> [What is expected] Both boundary lines count: repeat, exactly and alone, the lines from the one containing "What Plotly code" to the one containing "import plotly.graph_objects as go", with pictures left out.

— Start of Extracted data —

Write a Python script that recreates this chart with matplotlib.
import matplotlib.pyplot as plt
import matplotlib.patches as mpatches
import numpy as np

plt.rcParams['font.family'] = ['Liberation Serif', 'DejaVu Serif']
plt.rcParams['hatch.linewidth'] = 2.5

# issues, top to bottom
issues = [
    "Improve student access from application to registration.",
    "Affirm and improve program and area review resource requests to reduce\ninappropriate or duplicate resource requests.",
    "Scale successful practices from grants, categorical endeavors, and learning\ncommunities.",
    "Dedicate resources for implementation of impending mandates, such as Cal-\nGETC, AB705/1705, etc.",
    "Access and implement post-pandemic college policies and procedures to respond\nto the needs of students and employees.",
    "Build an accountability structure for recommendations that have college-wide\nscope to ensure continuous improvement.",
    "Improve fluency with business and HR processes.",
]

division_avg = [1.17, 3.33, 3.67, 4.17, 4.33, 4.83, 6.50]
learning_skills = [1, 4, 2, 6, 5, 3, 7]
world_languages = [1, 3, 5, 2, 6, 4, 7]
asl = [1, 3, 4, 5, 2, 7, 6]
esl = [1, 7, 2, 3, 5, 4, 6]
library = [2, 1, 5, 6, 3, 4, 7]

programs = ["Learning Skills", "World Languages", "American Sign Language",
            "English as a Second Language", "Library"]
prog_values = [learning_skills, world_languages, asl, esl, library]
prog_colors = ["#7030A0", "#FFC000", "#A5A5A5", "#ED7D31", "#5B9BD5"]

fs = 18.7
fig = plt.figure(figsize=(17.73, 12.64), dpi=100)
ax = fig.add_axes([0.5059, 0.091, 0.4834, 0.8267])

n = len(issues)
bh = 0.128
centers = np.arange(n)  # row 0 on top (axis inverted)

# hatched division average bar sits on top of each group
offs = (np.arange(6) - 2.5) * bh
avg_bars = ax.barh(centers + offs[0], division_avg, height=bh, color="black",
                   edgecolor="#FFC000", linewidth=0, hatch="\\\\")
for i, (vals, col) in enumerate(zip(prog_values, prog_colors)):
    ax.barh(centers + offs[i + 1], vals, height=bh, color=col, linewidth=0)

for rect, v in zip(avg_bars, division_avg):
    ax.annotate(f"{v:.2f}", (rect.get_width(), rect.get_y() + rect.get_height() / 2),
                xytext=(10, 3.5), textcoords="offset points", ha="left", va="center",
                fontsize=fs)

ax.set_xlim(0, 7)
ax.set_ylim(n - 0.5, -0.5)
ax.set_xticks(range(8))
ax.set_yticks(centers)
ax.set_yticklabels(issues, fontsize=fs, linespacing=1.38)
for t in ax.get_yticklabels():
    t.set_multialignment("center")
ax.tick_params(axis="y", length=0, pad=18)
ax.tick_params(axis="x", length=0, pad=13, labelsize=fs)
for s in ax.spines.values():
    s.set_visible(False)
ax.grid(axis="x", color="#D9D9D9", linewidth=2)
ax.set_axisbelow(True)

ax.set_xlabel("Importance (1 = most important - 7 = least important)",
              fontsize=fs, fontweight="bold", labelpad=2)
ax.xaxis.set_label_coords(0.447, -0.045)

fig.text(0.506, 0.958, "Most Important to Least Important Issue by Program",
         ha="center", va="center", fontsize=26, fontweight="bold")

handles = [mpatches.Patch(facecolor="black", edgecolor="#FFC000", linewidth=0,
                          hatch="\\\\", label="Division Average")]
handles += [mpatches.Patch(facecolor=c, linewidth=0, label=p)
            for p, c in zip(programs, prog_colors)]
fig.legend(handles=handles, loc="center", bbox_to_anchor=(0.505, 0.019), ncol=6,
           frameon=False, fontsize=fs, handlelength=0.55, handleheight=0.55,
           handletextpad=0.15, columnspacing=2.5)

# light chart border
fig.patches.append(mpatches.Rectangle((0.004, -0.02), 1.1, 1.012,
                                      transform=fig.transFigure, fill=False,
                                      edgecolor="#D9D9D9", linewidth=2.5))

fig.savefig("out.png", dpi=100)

— End of Extracted data —
— Start of Extracted data —

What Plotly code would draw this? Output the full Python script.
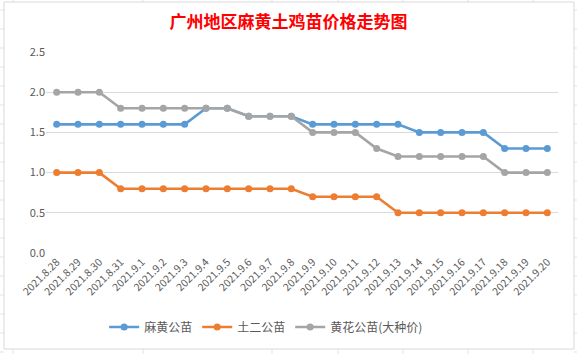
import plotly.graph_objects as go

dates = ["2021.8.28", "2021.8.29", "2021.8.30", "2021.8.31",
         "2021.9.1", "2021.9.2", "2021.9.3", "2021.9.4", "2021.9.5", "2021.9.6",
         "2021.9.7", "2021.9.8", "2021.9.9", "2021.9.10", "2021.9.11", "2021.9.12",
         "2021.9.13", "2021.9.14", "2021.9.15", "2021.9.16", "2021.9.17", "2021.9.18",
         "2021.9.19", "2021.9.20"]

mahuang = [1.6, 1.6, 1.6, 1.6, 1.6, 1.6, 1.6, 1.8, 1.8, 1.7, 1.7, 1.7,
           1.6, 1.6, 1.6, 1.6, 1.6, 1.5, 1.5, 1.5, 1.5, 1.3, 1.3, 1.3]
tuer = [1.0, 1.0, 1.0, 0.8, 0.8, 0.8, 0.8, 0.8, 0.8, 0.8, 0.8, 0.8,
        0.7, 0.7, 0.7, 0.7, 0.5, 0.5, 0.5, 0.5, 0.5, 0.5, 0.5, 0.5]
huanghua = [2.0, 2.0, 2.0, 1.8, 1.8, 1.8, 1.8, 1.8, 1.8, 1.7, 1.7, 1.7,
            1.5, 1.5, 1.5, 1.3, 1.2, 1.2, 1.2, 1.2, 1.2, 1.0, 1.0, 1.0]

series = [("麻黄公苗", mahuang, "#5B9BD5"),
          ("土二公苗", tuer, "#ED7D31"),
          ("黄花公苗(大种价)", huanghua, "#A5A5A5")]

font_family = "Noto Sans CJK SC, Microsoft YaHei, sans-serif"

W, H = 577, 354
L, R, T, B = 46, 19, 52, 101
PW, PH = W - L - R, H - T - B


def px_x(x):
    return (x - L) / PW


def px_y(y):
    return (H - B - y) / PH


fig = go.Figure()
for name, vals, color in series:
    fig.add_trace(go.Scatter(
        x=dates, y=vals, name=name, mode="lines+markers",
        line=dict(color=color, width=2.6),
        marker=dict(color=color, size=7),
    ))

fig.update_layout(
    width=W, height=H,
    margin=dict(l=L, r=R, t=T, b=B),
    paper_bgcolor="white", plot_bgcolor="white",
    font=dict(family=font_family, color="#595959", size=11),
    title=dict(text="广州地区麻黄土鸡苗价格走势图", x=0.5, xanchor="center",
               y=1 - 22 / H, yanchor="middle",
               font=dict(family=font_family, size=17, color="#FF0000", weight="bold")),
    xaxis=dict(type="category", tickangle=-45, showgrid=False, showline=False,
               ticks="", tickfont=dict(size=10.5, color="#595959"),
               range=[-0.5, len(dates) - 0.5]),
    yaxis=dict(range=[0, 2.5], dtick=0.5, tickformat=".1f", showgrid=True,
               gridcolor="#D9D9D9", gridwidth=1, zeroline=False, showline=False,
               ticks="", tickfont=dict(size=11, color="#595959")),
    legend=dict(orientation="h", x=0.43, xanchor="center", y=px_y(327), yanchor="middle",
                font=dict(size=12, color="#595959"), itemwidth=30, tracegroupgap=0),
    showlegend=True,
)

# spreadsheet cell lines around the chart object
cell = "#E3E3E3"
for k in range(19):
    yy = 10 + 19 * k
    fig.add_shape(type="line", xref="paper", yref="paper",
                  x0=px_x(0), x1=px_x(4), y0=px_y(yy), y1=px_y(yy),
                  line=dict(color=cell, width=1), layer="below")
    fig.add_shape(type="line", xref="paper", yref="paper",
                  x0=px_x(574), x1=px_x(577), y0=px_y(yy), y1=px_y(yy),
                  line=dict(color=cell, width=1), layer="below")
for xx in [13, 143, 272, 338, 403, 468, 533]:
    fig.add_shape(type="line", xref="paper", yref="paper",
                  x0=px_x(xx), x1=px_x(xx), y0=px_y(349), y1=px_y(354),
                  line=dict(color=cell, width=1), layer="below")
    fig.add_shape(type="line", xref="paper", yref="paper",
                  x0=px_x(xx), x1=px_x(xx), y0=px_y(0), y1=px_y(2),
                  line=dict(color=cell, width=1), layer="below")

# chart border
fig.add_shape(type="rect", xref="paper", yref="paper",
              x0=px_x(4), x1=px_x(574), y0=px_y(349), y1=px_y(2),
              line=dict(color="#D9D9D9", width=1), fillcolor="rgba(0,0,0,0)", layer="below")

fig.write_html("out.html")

— End of Extracted data —
— Start of Extracted data —

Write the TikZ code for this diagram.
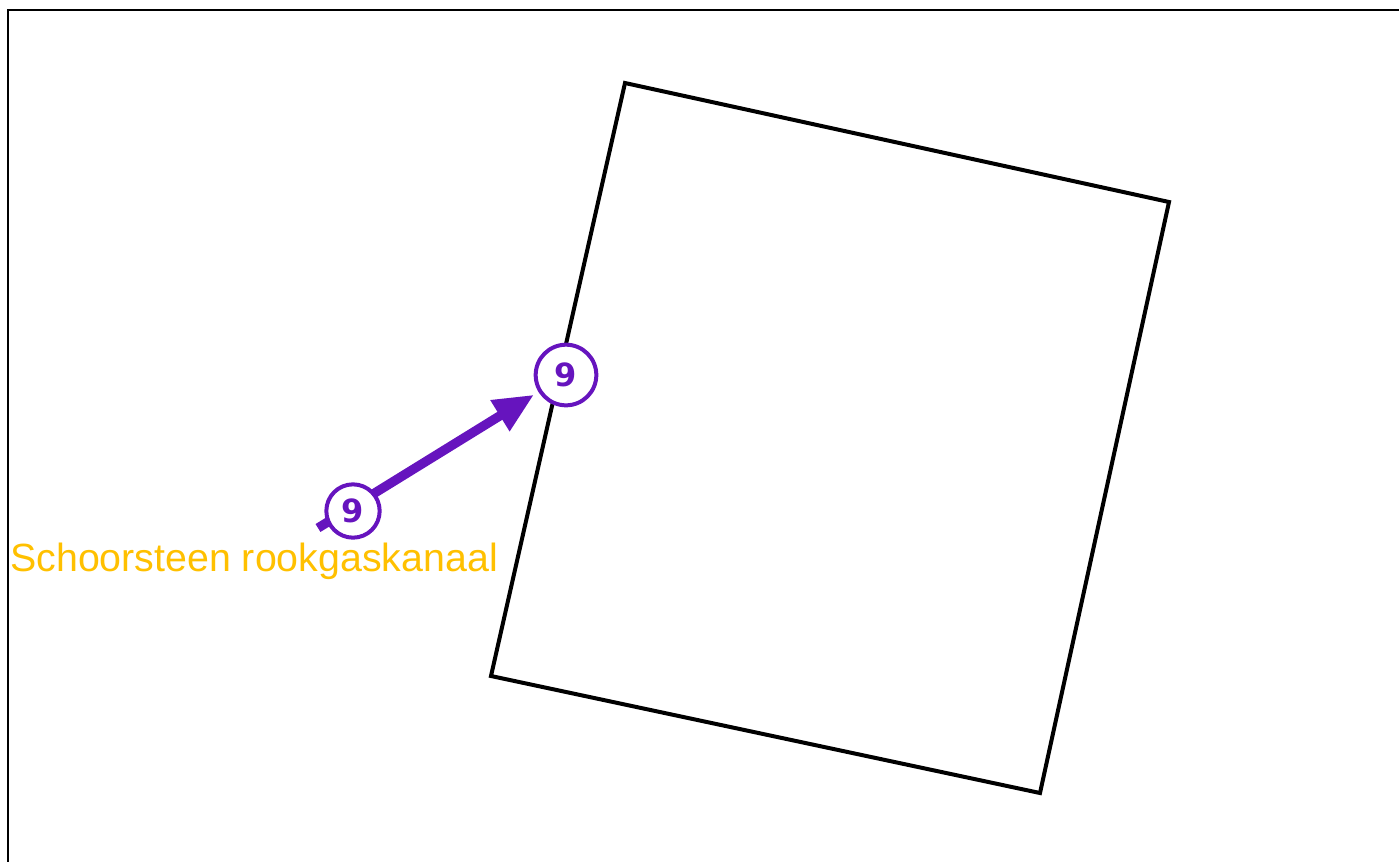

— End of Extracted data —

> [Answer to the exercise]
What Plotly code would draw this? Output the full Python script.
import plotly.graph_objects as go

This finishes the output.